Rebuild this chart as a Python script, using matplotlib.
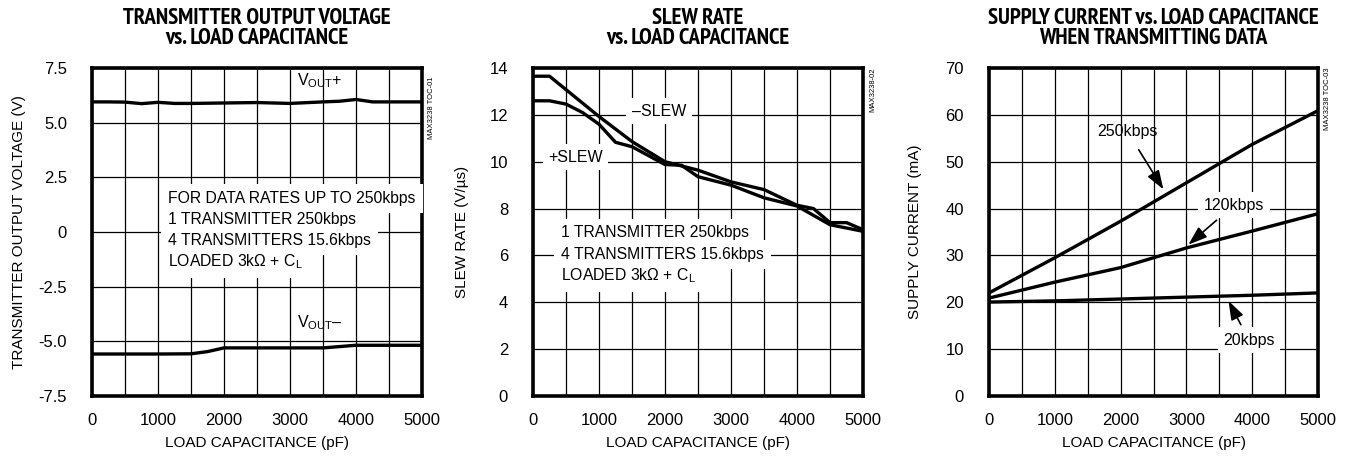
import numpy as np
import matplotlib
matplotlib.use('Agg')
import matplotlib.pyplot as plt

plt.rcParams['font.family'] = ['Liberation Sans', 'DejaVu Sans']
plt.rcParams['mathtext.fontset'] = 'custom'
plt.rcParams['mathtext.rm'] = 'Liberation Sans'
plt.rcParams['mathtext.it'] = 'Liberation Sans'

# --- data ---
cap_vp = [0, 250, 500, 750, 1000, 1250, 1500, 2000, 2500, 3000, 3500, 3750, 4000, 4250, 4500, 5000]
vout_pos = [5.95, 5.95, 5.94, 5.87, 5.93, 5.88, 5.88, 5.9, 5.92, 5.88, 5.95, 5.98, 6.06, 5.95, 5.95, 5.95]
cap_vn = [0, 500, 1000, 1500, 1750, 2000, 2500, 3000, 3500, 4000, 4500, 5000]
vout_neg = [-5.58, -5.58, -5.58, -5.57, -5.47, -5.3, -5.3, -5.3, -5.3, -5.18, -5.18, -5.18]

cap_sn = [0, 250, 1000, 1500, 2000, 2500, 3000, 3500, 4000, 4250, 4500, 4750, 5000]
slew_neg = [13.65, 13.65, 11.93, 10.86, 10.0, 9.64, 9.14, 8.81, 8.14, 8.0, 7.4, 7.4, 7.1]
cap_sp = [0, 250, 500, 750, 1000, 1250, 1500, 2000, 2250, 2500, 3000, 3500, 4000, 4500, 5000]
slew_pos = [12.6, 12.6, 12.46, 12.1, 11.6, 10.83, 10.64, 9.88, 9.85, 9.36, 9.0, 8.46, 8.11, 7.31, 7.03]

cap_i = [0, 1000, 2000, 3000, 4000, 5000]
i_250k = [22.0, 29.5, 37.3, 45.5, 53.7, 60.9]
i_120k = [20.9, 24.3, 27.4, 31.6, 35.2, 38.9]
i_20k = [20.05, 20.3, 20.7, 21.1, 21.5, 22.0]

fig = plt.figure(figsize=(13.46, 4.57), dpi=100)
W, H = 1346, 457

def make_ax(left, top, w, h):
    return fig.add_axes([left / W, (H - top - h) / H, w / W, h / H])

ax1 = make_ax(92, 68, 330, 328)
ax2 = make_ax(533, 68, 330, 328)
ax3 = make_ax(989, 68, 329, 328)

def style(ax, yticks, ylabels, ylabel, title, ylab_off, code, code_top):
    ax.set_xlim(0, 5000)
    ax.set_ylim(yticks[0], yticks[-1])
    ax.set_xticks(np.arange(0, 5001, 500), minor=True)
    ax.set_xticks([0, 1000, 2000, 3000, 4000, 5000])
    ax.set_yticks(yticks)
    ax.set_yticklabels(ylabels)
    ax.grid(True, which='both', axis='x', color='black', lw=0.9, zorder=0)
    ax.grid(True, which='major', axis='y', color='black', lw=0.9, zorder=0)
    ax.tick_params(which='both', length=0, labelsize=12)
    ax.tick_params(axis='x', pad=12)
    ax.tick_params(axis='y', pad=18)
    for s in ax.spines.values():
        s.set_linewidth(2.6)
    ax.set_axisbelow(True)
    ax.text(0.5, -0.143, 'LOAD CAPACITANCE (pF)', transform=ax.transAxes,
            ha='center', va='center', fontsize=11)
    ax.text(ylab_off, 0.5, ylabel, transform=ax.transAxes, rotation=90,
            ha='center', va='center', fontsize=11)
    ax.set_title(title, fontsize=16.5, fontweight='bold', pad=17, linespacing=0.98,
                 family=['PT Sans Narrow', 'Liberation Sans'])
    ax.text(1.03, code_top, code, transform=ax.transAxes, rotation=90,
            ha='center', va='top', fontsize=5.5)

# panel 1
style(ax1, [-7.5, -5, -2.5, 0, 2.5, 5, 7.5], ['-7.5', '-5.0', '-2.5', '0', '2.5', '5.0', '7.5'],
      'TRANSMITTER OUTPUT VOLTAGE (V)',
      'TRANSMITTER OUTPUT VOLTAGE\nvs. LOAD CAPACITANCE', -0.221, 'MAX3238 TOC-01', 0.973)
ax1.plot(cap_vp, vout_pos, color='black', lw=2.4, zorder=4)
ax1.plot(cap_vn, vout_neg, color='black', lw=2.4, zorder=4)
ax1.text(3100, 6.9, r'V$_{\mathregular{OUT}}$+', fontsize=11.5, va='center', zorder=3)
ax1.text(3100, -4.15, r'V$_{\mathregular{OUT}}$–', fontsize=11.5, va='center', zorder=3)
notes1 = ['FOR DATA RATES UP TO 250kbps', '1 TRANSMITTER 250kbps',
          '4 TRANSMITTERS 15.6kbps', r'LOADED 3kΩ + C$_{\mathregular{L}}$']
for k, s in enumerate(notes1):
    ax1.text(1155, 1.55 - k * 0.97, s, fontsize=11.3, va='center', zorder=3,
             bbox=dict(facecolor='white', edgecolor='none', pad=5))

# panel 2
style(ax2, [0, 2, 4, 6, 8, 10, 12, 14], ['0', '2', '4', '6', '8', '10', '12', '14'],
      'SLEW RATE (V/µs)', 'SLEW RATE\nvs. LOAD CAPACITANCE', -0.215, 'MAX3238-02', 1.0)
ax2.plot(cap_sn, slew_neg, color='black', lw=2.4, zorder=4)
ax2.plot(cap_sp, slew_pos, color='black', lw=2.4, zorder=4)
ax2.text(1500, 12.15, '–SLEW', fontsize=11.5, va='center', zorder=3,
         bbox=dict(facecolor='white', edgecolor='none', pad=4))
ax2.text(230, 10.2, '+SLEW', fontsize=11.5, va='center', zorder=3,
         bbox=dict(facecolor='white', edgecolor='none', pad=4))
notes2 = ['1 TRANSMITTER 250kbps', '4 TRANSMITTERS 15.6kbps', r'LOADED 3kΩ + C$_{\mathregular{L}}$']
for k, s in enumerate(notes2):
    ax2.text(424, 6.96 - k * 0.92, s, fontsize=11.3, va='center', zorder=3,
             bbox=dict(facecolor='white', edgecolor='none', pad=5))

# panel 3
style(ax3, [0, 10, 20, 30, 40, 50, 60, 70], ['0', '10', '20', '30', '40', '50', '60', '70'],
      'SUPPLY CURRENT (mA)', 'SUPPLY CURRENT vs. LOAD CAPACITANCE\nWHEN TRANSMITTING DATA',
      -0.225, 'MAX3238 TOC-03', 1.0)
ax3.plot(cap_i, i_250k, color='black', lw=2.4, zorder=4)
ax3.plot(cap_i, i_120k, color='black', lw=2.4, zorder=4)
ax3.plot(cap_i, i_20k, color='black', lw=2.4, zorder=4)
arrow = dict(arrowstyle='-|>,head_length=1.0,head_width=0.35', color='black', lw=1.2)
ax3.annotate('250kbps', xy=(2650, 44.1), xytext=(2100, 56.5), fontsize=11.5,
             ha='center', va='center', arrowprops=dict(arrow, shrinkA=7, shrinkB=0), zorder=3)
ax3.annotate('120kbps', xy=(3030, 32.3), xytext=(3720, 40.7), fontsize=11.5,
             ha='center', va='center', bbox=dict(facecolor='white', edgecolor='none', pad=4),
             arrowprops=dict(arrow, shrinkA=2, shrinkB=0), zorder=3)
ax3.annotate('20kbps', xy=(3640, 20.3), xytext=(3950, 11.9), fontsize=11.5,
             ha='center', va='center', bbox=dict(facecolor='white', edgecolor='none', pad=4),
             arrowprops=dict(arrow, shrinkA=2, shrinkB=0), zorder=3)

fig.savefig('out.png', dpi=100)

━━━━━━━━━━

Repeat the data above exactly, but not the pictures.

Full response:
Rebuild this chart as a Python script, using matplotlib.
import numpy as np
import matplotlib
matplotlib.use('Agg')
import matplotlib.pyplot as plt

plt.rcParams['font.family'] = ['Liberation Sans', 'DejaVu Sans']
plt.rcParams['mathtext.fontset'] = 'custom'
plt.rcParams['mathtext.rm'] = 'Liberation Sans'
plt.rcParams['mathtext.it'] = 'Liberation Sans'

# --- data ---
cap_vp = [0, 250, 500, 750, 1000, 1250, 1500, 2000, 2500, 3000, 3500, 3750, 4000, 4250, 4500, 5000]
vout_pos = [5.95, 5.95, 5.94, 5.87, 5.93, 5.88, 5.88, 5.9, 5.92, 5.88, 5.95, 5.98, 6.06, 5.95, 5.95, 5.95]
cap_vn = [0, 500, 1000, 1500, 1750, 2000, 2500, 3000, 3500, 4000, 4500, 5000]
vout_neg = [-5.58, -5.58, -5.58, -5.57, -5.47, -5.3, -5.3, -5.3, -5.3, -5.18, -5.18, -5.18]

cap_sn = [0, 250, 1000, 1500, 2000, 2500, 3000, 3500, 4000, 4250, 4500, 4750, 5000]
slew_neg = [13.65, 13.65, 11.93, 10.86, 10.0, 9.64, 9.14, 8.81, 8.14, 8.0, 7.4, 7.4, 7.1]
cap_sp = [0, 250, 500, 750, 1000, 1250, 1500, 2000, 2250, 2500, 3000, 3500, 4000, 4500, 5000]
slew_pos = [12.6, 12.6, 12.46, 12.1, 11.6, 10.83, 10.64, 9.88, 9.85, 9.36, 9.0, 8.46, 8.11, 7.31, 7.03]

cap_i = [0, 1000, 2000, 3000, 4000, 5000]
i_250k = [22.0, 29.5, 37.3, 45.5, 53.7, 60.9]
i_120k = [20.9, 24.3, 27.4, 31.6, 35.2, 38.9]
i_20k = [20.05, 20.3, 20.7, 21.1, 21.5, 22.0]

fig = plt.figure(figsize=(13.46, 4.57), dpi=100)
W, H = 1346, 457

def make_ax(left, top, w, h):
    return fig.add_axes([left / W, (H - top - h) / H, w / W, h / H])

ax1 = make_ax(92, 68, 330, 328)
ax2 = make_ax(533, 68, 330, 328)
ax3 = make_ax(989, 68, 329, 328)

def style(ax, yticks, ylabels, ylabel, title, ylab_off, code, code_top):
    ax.set_xlim(0, 5000)
    ax.set_ylim(yticks[0], yticks[-1])
    ax.set_xticks(np.arange(0, 5001, 500), minor=True)
    ax.set_xticks([0, 1000, 2000, 3000, 4000, 5000])
    ax.set_yticks(yticks)
    ax.set_yticklabels(ylabels)
    ax.grid(True, which='both', axis='x', color='black', lw=0.9, zorder=0)
    ax.grid(True, which='major', axis='y', color='black', lw=0.9, zorder=0)
    ax.tick_params(which='both', length=0, labelsize=12)
    ax.tick_params(axis='x', pad=12)
    ax.tick_params(axis='y', pad=18)
    for s in ax.spines.values():
        s.set_linewidth(2.6)
    ax.set_axisbelow(True)
    ax.text(0.5, -0.143, 'LOAD CAPACITANCE (pF)', transform=ax.transAxes,
            ha='center', va='center', fontsize=11)
    ax.text(ylab_off, 0.5, ylabel, transform=ax.transAxes, rotation=90,
            ha='center', va='center', fontsize=11)
    ax.set_title(title, fontsize=16.5, fontweight='bold', pad=17, linespacing=0.98,
                 family=['PT Sans Narrow', 'Liberation Sans'])
    ax.text(1.03, code_top, code, transform=ax.transAxes, rotation=90,
            ha='center', va='top', fontsize=5.5)

# panel 1
style(ax1, [-7.5, -5, -2.5, 0, 2.5, 5, 7.5], ['-7.5', '-5.0', '-2.5', '0', '2.5', '5.0', '7.5'],
      'TRANSMITTER OUTPUT VOLTAGE (V)',
      'TRANSMITTER OUTPUT VOLTAGE\nvs. LOAD CAPACITANCE', -0.221, 'MAX3238 TOC-01', 0.973)
ax1.plot(cap_vp, vout_pos, color='black', lw=2.4, zorder=4)
ax1.plot(cap_vn, vout_neg, color='black', lw=2.4, zorder=4)
ax1.text(3100, 6.9, r'V$_{\mathregular{OUT}}$+', fontsize=11.5, va='center', zorder=3)
ax1.text(3100, -4.15, r'V$_{\mathregular{OUT}}$–', fontsize=11.5, va='center', zorder=3)
notes1 = ['FOR DATA RATES UP TO 250kbps', '1 TRANSMITTER 250kbps',
          '4 TRANSMITTERS 15.6kbps', r'LOADED 3kΩ + C$_{\mathregular{L}}$']
for k, s in enumerate(notes1):
    ax1.text(1155, 1.55 - k * 0.97, s, fontsize=11.3, va='center', zorder=3,
             bbox=dict(facecolor='white', edgecolor='none', pad=5))

# panel 2
style(ax2, [0, 2, 4, 6, 8, 10, 12, 14], ['0', '2', '4', '6', '8', '10', '12', '14'],
      'SLEW RATE (V/µs)', 'SLEW RATE\nvs. LOAD CAPACITANCE', -0.215, 'MAX3238-02', 1.0)
ax2.plot(cap_sn, slew_neg, color='black', lw=2.4, zorder=4)
ax2.plot(cap_sp, slew_pos, color='black', lw=2.4, zorder=4)
ax2.text(1500, 12.15, '–SLEW', fontsize=11.5, va='center', zorder=3,
         bbox=dict(facecolor='white', edgecolor='none', pad=4))
ax2.text(230, 10.2, '+SLEW', fontsize=11.5, va='center', zorder=3,
         bbox=dict(facecolor='white', edgecolor='none', pad=4))
notes2 = ['1 TRANSMITTER 250kbps', '4 TRANSMITTERS 15.6kbps', r'LOADED 3kΩ + C$_{\mathregular{L}}$']
for k, s in enumerate(notes2):
    ax2.text(424, 6.96 - k * 0.92, s, fontsize=11.3, va='center', zorder=3,
             bbox=dict(facecolor='white', edgecolor='none', pad=5))

# panel 3
style(ax3, [0, 10, 20, 30, 40, 50, 60, 70], ['0', '10', '20', '30', '40', '50', '60', '70'],
      'SUPPLY CURRENT (mA)', 'SUPPLY CURRENT vs. LOAD CAPACITANCE\nWHEN TRANSMITTING DATA',
      -0.225, 'MAX3238 TOC-03', 1.0)
ax3.plot(cap_i, i_250k, color='black', lw=2.4, zorder=4)
ax3.plot(cap_i, i_120k, color='black', lw=2.4, zorder=4)
ax3.plot(cap_i, i_20k, color='black', lw=2.4, zorder=4)
arrow = dict(arrowstyle='-|>,head_length=1.0,head_width=0.35', color='black', lw=1.2)
ax3.annotate('250kbps', xy=(2650, 44.1), xytext=(2100, 56.5), fontsize=11.5,
             ha='center', va='center', arrowprops=dict(arrow, shrinkA=7, shrinkB=0), zorder=3)
ax3.annotate('120kbps', xy=(3030, 32.3), xytext=(3720, 40.7), fontsize=11.5,
             ha='center', va='center', bbox=dict(facecolor='white', edgecolor='none', pad=4),
             arrowprops=dict(arrow, shrinkA=2, shrinkB=0), zorder=3)
ax3.annotate('20kbps', xy=(3640, 20.3), xytext=(3950, 11.9), fontsize=11.5,
             ha='center', va='center', bbox=dict(facecolor='white', edgecolor='none', pad=4),
             arrowprops=dict(arrow, shrinkA=2, shrinkB=0), zorder=3)

fig.savefig('out.png', dpi=100)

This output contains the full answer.